All-The-Way_650All the Way, the Tony-Award-winning play focusing on Lyndon Johnson’s first year as President, demands a bravura performance by its lead actor. In the staging of this play that I have just seen at St. Louis’ Repertory Theatre, Bryan Dykstra delivers—dominating the stage, just as the real LBJ took command of Congress in his effort to pass some of the most important pieces of legislation of the 20th Century.

The play is not a documentary, as playwright Robert Schenkkan reminds us in his introductory notes. He has taken considerable dramatic license to alter the chronology of some events and to imagine conversations that may never have occurred. But, thanks to the audiotape system in the Oval Office, the playwright did not have to invent everything. From the now-public tapes, we know that Johnson used his Oval Office telephone as a communications weapon, calling everyone, at all hours, to wheedle, cajole, pressure, arm-twist, bully and horse-trade—often using barnyard language and coarse analogies that redefined “presidential.”

Some conversations in the play may be edited versions of the tapes, and some may be entirely fictional, but the basic facts are correct: Lyndon Johnson, self-described in the play as an accidental President, seized his moment, using the power of the Oval Office and his prodigious political skill to pass the 1965 Civil Rights Act and the 1965 Voting Rights Act.

And in the early days of his Presidency—the time period covered by All the Way—it worked. Johnson had honed his bargaining skills during 24 years in as a U.S. Congressman and Senator, and as the political protégé of the powerful Senator Richard Russell of Georgia, who is a featured presence in the play.

When watching political dramas, it’s tempting to see the connections to current events and then to conclude that nothing ever changes. In this case, though, one of the lessons learned is that things actually have changed—but not necessarily for the better.

As he made civil rights legislation his top priority, Johnson used everything he had to get his way. What’s different here is that horse-trading worked—or perhaps more fundamentally, that political horse-trading was even possible.
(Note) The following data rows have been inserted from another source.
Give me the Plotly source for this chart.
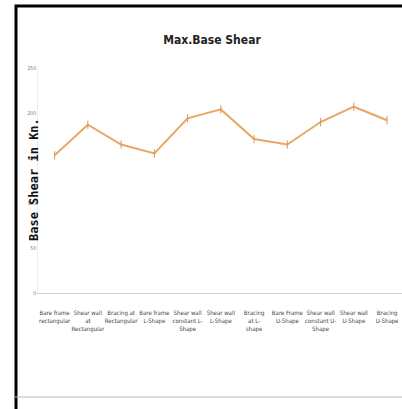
import plotly.graph_objects as go

categories = ["Bare frame<br>rectangular", "Shear wall<br>at<br>Rectangular", "Bracing at<br>Rectangular",
              "Bare frame<br>L-Shape", "Shear wall<br>constant L-<br>Shape", "Shear wall<br>L-Shape",
              "Bracing<br>at L-<br>shape", "Bare Frame<br>U-Shape", "Shear wall<br>constant U-<br>Shape",
              "Shear wall<br>U-Shape", "Bracing<br>U-Shape"]
values = [153, 187, 165, 155, 194, 204, 171, 165, 190, 207, 192]
y_ticks = [0, 50, 100, 150, 200, 250]

W, H = 402, 409
L, R, T, B = 38, 0, 68, 116
pw = W - L - R
ph = H - T - B
NARROW = "DejaVu Sans Condensed, Liberation Sans Narrow, Arial Narrow, Liberation Sans, sans-serif"

def px(x):
    return (x - L) / pw

def py(y):
    return (H - B - y) / ph

fig = go.Figure()
fig.add_trace(go.Scatter(
    x=list(range(len(categories))), y=values, mode="lines+markers",
    line=dict(color="#E9A766", width=2),
    marker=dict(symbol="line-ns-open", size=6, color="#D9965A", line=dict(width=1, color="#C98A50")),
    hoverinfo="skip"))

fig.update_layout(
    width=W, height=H, margin=dict(l=L, r=R, t=T, b=B),
    paper_bgcolor="white", plot_bgcolor="white", showlegend=False,
    title=dict(text="<b>Max.Base Shear</b>", x=212 / W, xanchor="center",
               y=1 - 40 / H, yanchor="middle",
               font=dict(family=NARROW, size=12, color="#222")),
    xaxis=dict(tickmode="array", tickvals=list(range(len(categories))), ticktext=categories,
               range=[-0.5, 10.45], showgrid=False, zeroline=False, tickangle=0,
               showline=True, linecolor="#D0D0D0", linewidth=1, ticks="outside", ticklen=14,
               tickcolor="rgba(0,0,0,0)", ticklabeloverflow="allow",
               tickfont=dict(family=NARROW, size=6, color="#444")),
    yaxis=dict(range=[0, 250], tickmode="array", tickvals=y_ticks, showgrid=False, zeroline=False,
               showline=True, linecolor="#EEEEEE", linewidth=1,
               tickfont=dict(family=NARROW, size=5, color="#777")),
)

fig.add_annotation(text="<b>Base Shear in Kn.</b>", xref="paper", yref="paper",
                   x=px(25), y=py(180), textangle=-90, showarrow=False,
                   font=dict(family="DejaVu Sans Mono", size=12, color="#111"))

# frame borders: one open path (top + left), plus gray bottom line
fig.add_shape(type="path", xref="paper", yref="paper",
              path=f"M {px(402)},{py(6)} L {px(16)},{py(6)} L {px(16)},{py(409)}",
              line=dict(color="black", width=3), layer="above")
fig.add_shape(type="line", xref="paper", yref="paper", x0=px(15), x1=px(402), y0=py(397), y1=py(397),
              line=dict(color="#BBBBBB", width=1), layer="above")

fig.write_html("out.html", config={"displayModeBar": False},
               post_script="document.body.style.margin='0';")
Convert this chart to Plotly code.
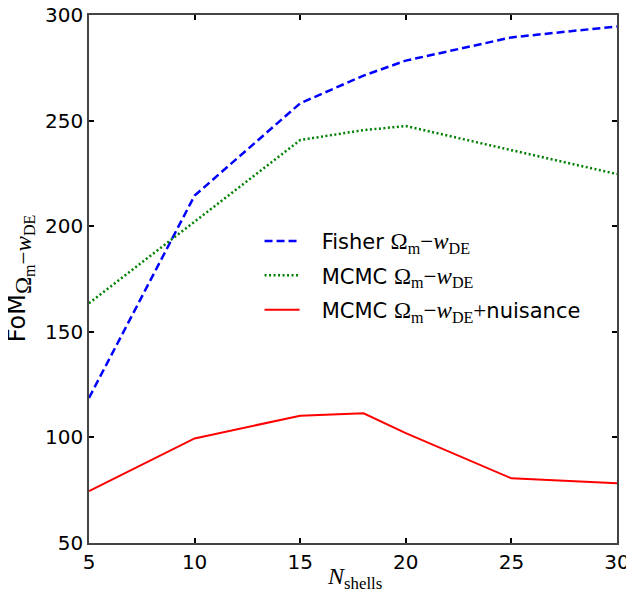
import plotly.graph_objects as go

n_shells = [5, 10, 15, 18, 20, 25, 30]
fisher = [118.7, 214.5, 258.2, 271.3, 278.4, 289.4, 294.6]
mcmc = [163.5, 202, 240.8, 245.5, 247.4, 236, 224.7]
mcmc_nuis = [74.6, 99.5, 110.3, 111.4, 102, 80.6, 78.3]

x_ticks = [5, 10, 15, 20, 25, 30]
y_ticks = [50, 100, 150, 200, 250, 300]

SERIF = "Liberation Serif"
PAD = "<span style='font-size:18px'>\u00a0\u00a0\u00a0</span>"


def math(size):
    return (f"<span style='font-family:{SERIF};font-size:{size}px'>"
            "Ω<sub>m</sub>−<i>w</i><sub>DE</sub></span>")


fig = go.Figure()
fig.add_trace(go.Scatter(x=n_shells, y=fisher, mode="lines", legendgroup="a",
                         line=dict(color="#0000ff", width=2.5, dash="8px,4px"),
                         name=PAD + "Fisher " + math(23)))
fig.add_trace(go.Scatter(x=n_shells, y=mcmc, mode="lines", legendgroup="b",
                         line=dict(color="#008000", width=2.5, dash="2px,2.5px"),
                         name=PAD + "MCMC " + math(23)))
fig.add_trace(go.Scatter(x=n_shells, y=mcmc_nuis, mode="lines", legendgroup="c",
                         line=dict(color="#ff0000", width=2),
                         name=PAD + "MCMC " + math(23)
                         + f"<span style='font-family:{SERIF};font-size:23px'>+</span>nuisance"))

axis_common = dict(
    showline=True, linecolor="#444444", linewidth=1.5, mirror="ticks",
    ticks="inside", ticklen=5, tickwidth=1.5, tickcolor="black",
    showgrid=False, zeroline=False, automargin=False,
    ticklabeloverflow="allow", ticklabelstandoff=0,
    tickfont=dict(family="DejaVu Sans", size=20, color="black"),
)

fig.update_xaxes(range=[5, 30], tickvals=x_ticks, ticktext=[str(v) for v in x_ticks],
                 **axis_common)
fig.update_yaxes(range=[50, 300], tickvals=y_ticks, ticktext=[str(v) for v in y_ticks],
                 **axis_common)

fig.add_annotation(text="<i>N</i><sub>shells</sub>", xref="paper", yref="paper",
                   x=0.502, y=-0.066, xanchor="center", yanchor="middle", showarrow=False,
                   font=dict(family=SERIF, size=24, color="black"))
fig.add_annotation(text="FoM<sub>" + math(23) + "</sub>", xref="paper", yref="paper",
                   x=-0.128, y=0.502, xanchor="center", yanchor="middle", showarrow=False,
                   textangle=-90, font=dict(family="DejaVu Sans", size=24, color="black"))

# page body has an 8px margin, so the figure is sized/margined to land the
# plot area where the reference has it
fig.update_layout(
    width=626, height=587,
    margin=dict(l=81, r=17, t=7, b=52),
    plot_bgcolor="white", paper_bgcolor="white",
    legend=dict(x=0.323, y=0.61, xanchor="left", yanchor="top", tracegroupgap=4,
                itemwidth=35,
                bgcolor="rgba(0,0,0,0)", font=dict(family="DejaVu Sans", size=21, color="black")),
)

fig.write_html("out.html")
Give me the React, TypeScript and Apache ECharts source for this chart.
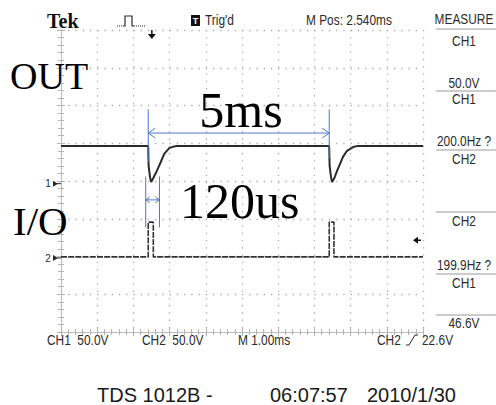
import { useEffect, useRef } from "react";
import * as echarts from "echarts";

// Time axis: ms (1.00 ms/div, 10 div). Vertical axis: divisions (8 div, 50.0 V/div)
const ch1Time = [0, 2.4, 2.41, 2.42, 2.46, 2.49, 2.55, 2.62, 2.7, 2.76, 2.85, 2.99, 3.1, 3.2, 7.4, 7.41, 7.42, 7.46, 7.49, 7.56, 7.64, 7.72, 7.79, 7.9, 8.07, 8.2, 10];
const ch1Level = [4.93, 4.93, 4.9, 4.4, 4.1, 3.97, 4.08, 4.21, 4.38, 4.51, 4.72, 4.87, 4.91, 4.93, 4.93, 4.9, 4.4, 4.1, 3.97, 4.1, 4.3, 4.48, 4.64, 4.8, 4.9, 4.93, 4.93];
const ch2Time = [0, 2.41, 2.41, 2.55, 2.55, 7.41, 7.41, 7.54, 7.54, 10];
const ch2Level = [1.99, 1.99, 2.91, 2.91, 1.99, 1.99, 2.91, 2.91, 1.99, 1.99];

const ch1Ground = 3.93;
const ch2Ground = 1.96;
const trigLevel = 2.43;
const trigTime = 2.51;

// annotation: period span and pulse-width span (data units)
const periodStart = 2.41;
const periodEnd = 7.41;
const periodArrowY = 5.27;
const periodTop = 5.9;
const periodBottom = [4.5, 4.6];
const widthStart = 2.34;
const widthEnd = 2.72;
const widthArrowY = 3.5;
const widthTop = 4.12;
const widthBottom = 2.77;

const headerTexts: [string, number][] = [["Trig'd", 205], ["M Pos: 2.540ms", 306]];
const measureTexts: [string, number][] = [
  ["MEASURE", 19], ["CH1", 41], ["50.0V", 83], ["CH1", 99], ["200.0Hz ?", 141],
  ["CH2", 159], ["CH2", 221], ["199.9Hz ?", 265], ["CH1", 283], ["46.6V", 323],
];
const measureLines = [29, 91, 150, 212, 274, 315];
const bottomTexts: [string, number][] = [["CH1  50.0V", 47], ["CH2  50.0V", 142], ["M 1.00ms", 238], ["CH2", 377], ["22.6V", 422]];
const footerTexts: [string, number][] = [["TDS 1012B -", 97], ["06:07:57", 270], ["2010/1/30", 367]];

const SANS = "'Liberation Sans', Arial, sans-serif";
const SERIF = "'Liberation Serif', 'Times New Roman', serif";
const BLUE = "#4a78c8";
const INK = "#2b2b2b";
const GRIDC = "#ababab";

function scopeText(text: string, x: number, y: number, align: string = "left") {
  return {
    type: "text", x, y, scaleX: 0.82, z: 100,
    style: { text, fontSize: 14.5, fontFamily: SANS, fill: INK, align, verticalAlign: "middle" },
  };
}

function bigText(text: string, x: number, y: number, size: number, align: string = "left") {
  return {
    type: "text", x, y, z: 100,
    style: { text, fontSize: size, fontFamily: SERIF, fill: "#000", align, verticalAlign: "middle" },
  };
}

function line(x1: number, y1: number, x2: number, y2: number, stroke: string, lineWidth = 1) {
  return { type: "line", z: 90, shape: { x1, y1, x2, y2 }, style: { stroke, lineWidth } };
}

function chevron(x: number, y: number, dir: number, size: number) {
  return {
    type: "polyline", z: 90,
    shape: { points: [[x + dir * size, y - size * 0.7], [x, y], [x + dir * size, y + size * 0.7]] },
    style: { stroke: BLUE, lineWidth: 1, fill: null },
  };
}

const axisCommon = {
  type: "value",
  axisLabel: { show: false },
  axisLine: { show: true, lineStyle: { color: "#bdbdbd", width: 1 } },
  axisTick: { show: true, inside: true, length: 4, lineStyle: { color: "#b5b5b5" } },
  minorTick: { show: true, splitNumber: 5, length: 3, lineStyle: { color: "#b5b5b5" } },
};

export default function App() {
  const ref = useRef<HTMLDivElement>(null);
  useEffect(() => {
    if (!ref.current) return;
    const chart = echarts.init(ref.current, undefined, { renderer: "svg" });
    chart.setOption({
      animation: false,
      backgroundColor: "#ffffff",
      grid: { left: 61, top: 30, right: 73, bottom: 73 },
      xAxis: [
        { ...axisCommon, min: 0, max: 10, interval: 1, position: "bottom",
          splitLine: { show: true, lineStyle: { color: GRIDC, width: 1.3, type: [1.3, 5.94] } } },
        { ...axisCommon, min: 0, max: 10, interval: 1, position: "top", splitLine: { show: false } },
      ],
      yAxis: [
        { ...axisCommon, min: 0, max: 8, interval: 1, position: "left",
          splitLine: { show: true, lineStyle: { color: GRIDC, width: 1.3, type: [1.3, 5.94] } } },
        { ...axisCommon, min: 0, max: 8, interval: 1, position: "right", splitLine: { show: false } },
      ],
      series: [
        {
          type: "line", name: "CH1", xAxisIndex: 0, yAxisIndex: 0, symbol: "none", z: 5,
          data: ch1Time.map((t, i) => [t, ch1Level[i]]),
          lineStyle: { color: "#2a2a2a", width: 2 },
        },
        {
          type: "line", name: "CH2", xAxisIndex: 0, yAxisIndex: 0, symbol: "none", z: 5,
          data: ch2Time.map((t, i) => [t, ch2Level[i]]),
          lineStyle: { color: "#333333", width: 1.6, type: [6, 1.2] },
        },
      ],
    });

    const px = (x: number, y: number) => chart.convertToPixel({ gridIndex: 0 }, [x, y]) as number[];
    const g: any[] = [];

    // header
    g.push({ type: "text", x: 47, y: 20.6, z: 100,
      style: { text: "Tek", fontSize: 20, fontWeight: "bold", fontFamily: SERIF, fill: "#111", align: "left", verticalAlign: "middle" } });
    g.push({ type: "polyline", z: 100, shape: { points: [[123, 26], [125, 26], [125, 16], [132, 16], [132, 26], [134, 26]] },
      style: { stroke: INK, lineWidth: 1.2, fill: null } });
    g.push({ type: "line", z: 100, shape: { x1: 117, y1: 26, x2: 123, y2: 26 }, style: { stroke: INK, lineWidth: 1, lineDash: [1, 1] } });
    g.push({ type: "line", z: 100, shape: { x1: 134, y1: 26, x2: 145, y2: 26 }, style: { stroke: INK, lineWidth: 1, lineDash: [1, 1] } });
    g.push({ type: "rect", z: 100, shape: { x: 191, y: 15, width: 9, height: 11 }, style: { fill: "#111" } });
    g.push({ type: "text", x: 195.5, y: 20.5, z: 101,
      style: { text: "T", fontSize: 9, fontWeight: "bold", fontFamily: SANS, fill: "#fff", align: "center", verticalAlign: "middle" } });
    headerTexts.forEach(([t, x]) => g.push(scopeText(t, x, 20.5)));

    // trigger time marker
    const [tx, ty] = px(trigTime, 8);
    g.push(line(tx, ty, tx, ty + 6, "#111", 1.5));
    g.push({ type: "polygon", z: 100, shape: { points: [[tx - 4, ty + 4], [tx + 4, ty + 4], [tx, ty + 9]] }, style: { fill: "#111" } });

    // measure panel
    measureTexts.forEach(([t, y]) => g.push(scopeText(t, 464, y, "center")));
    measureLines.forEach((y) => g.push(line(436, y, 496, y, "#9a9a9a", 1)));

    // channel ground markers
    [[ch1Ground, "1"], [ch2Ground, "2"]].forEach(([lv, label]) => {
      const [, y] = px(0, lv as number);
      g.push({ type: "text", x: 48, y, z: 100,
        style: { text: label, fontSize: 10, fontFamily: SANS, fill: INK, align: "center", verticalAlign: "middle" } });
      g.push({ type: "polygon", z: 100, shape: { points: [[53, y - 3], [58, y], [53, y + 3]] }, style: { fill: INK } });
      g.push(line(57, y, 61, y, INK, 1));
    });

    // trigger level marker (right edge)
    const [rx, ry] = px(10, trigLevel);
    g.push({ type: "polygon", z: 100, shape: { points: [[rx - 10, ry], [rx - 5, ry - 3.5], [rx - 5, ry + 3.5]] }, style: { fill: "#111" } });
    g.push(line(rx - 6, ry, rx - 2, ry, "#111", 1.5));

    // bottom status row
    bottomTexts.forEach(([t, x]) => g.push(scopeText(t, x, 340)));
    g.push({ type: "polyline", z: 100, shape: { points: [[406, 345], [409, 345], [415, 335], [418, 335]] },
      style: { stroke: INK, lineWidth: 1, fill: null } });

    // footer
    footerTexts.forEach(([t, x]) => g.push({ type: "text", x, y: 394.8, z: 100,
      style: { text: t, fontSize: 20, fontFamily: SANS, fill: "#1a1a1a", align: "left", verticalAlign: "middle" } }));

    // blue annotations: period
    const [p1x, p1t] = px(periodStart, periodTop);
    const [, p1b] = px(periodStart, periodBottom[0]);
    const [p2x, p2t] = px(periodEnd, periodTop);
    const [, p2b] = px(periodEnd, periodBottom[1]);
    const [, pay] = px(periodStart, periodArrowY);
    g.push(line(p1x, p1t, p1x, p1b, BLUE));
    g.push(line(p2x, p2t, p2x, p2b, BLUE));
    g.push(line(p1x, pay, p2x, pay, BLUE));
    g.push(chevron(p1x, pay, 1, 7));
    g.push(chevron(p2x, pay, -1, 7));

    // blue annotations: pulse width
    const [w1x, wt] = px(widthStart, widthTop);
    const [w2x, wb] = px(widthEnd, widthBottom);
    const [, way] = px(widthStart, widthArrowY);
    g.push(line(w1x, wt, w1x, wb, BLUE));
    g.push(line(w2x, wt, w2x, wb, BLUE));
    g.push(line(w1x, way, w2x, way, BLUE));
    g.push(chevron(w1x, way, 1, 4));
    g.push(chevron(w2x, way, -1, 4));

    // big labels
    g.push(bigText("OUT", 10, 75.5, 38));
    g.push(bigText("I/O", 13, 221, 41));
    g.push(bigText("5ms", 241, 110, 50, "center"));
    g.push(bigText("120us", 180, 201, 50));

    chart.setOption({ graphic: g });
    return () => chart.dispose();
  }, []);
  return <div ref={ref} style={{ position: "fixed", left: 0, top: 0, width: 496, height: 405, background: "#fff" }} />;
}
Johnson wheeled-and-dealed both with Republicans and with members of his own Democratic party—particularly those from Southern states, who opposed civil rights legislation that would alter their traditional “way of life.” But at least they were willing to talk and deal. We haven’t seen much of that in recent years.

In the end, Johnson won the battle—managing to get the Civil Rights and Voting Rights acts passed—but he lost the war. “We just lost the South,” Johnson said. And he was right: After 1965, Southern Democrats began to see themselves as alienated from the Democratic party, and eventually, their once-Democratic states went Republican. [An appropriate realignment, many would say.]

One of Johnson’s lesser-known achievements not mentioned in the play is the Immigration Act of 1965.  [I’m not faulting the playwright for this omission: It’s a play, not a historical document, after all.] But given today’s anti-immigrant climate in Congress, that piece of game-changing legislation is worth noting. Before it, U.S. immigration policy was decidedly ethnocentric, giving almost unlimited access to immigrants from white, Anglo-Saxon and European backgrounds, while imposing strict quotas on people from Asia, Central and South America, Africa and the Middle East. The 1965 act—signed by Johnson with the Statue of Liberty as backdrop—removed the quotas and leveled the playing field. Passed as what was seen as an extension of America’s new-found spirit of civil rights, the law still stands as the framework for present-day immigration policies. Sadly, it’s very hard to imagine such a welcoming, open-arms bill getting through Congress today–even if it had behind it the kind of politically driven, strong-arm, force-of-nature president we see in Lyndon Johnson in All the Way.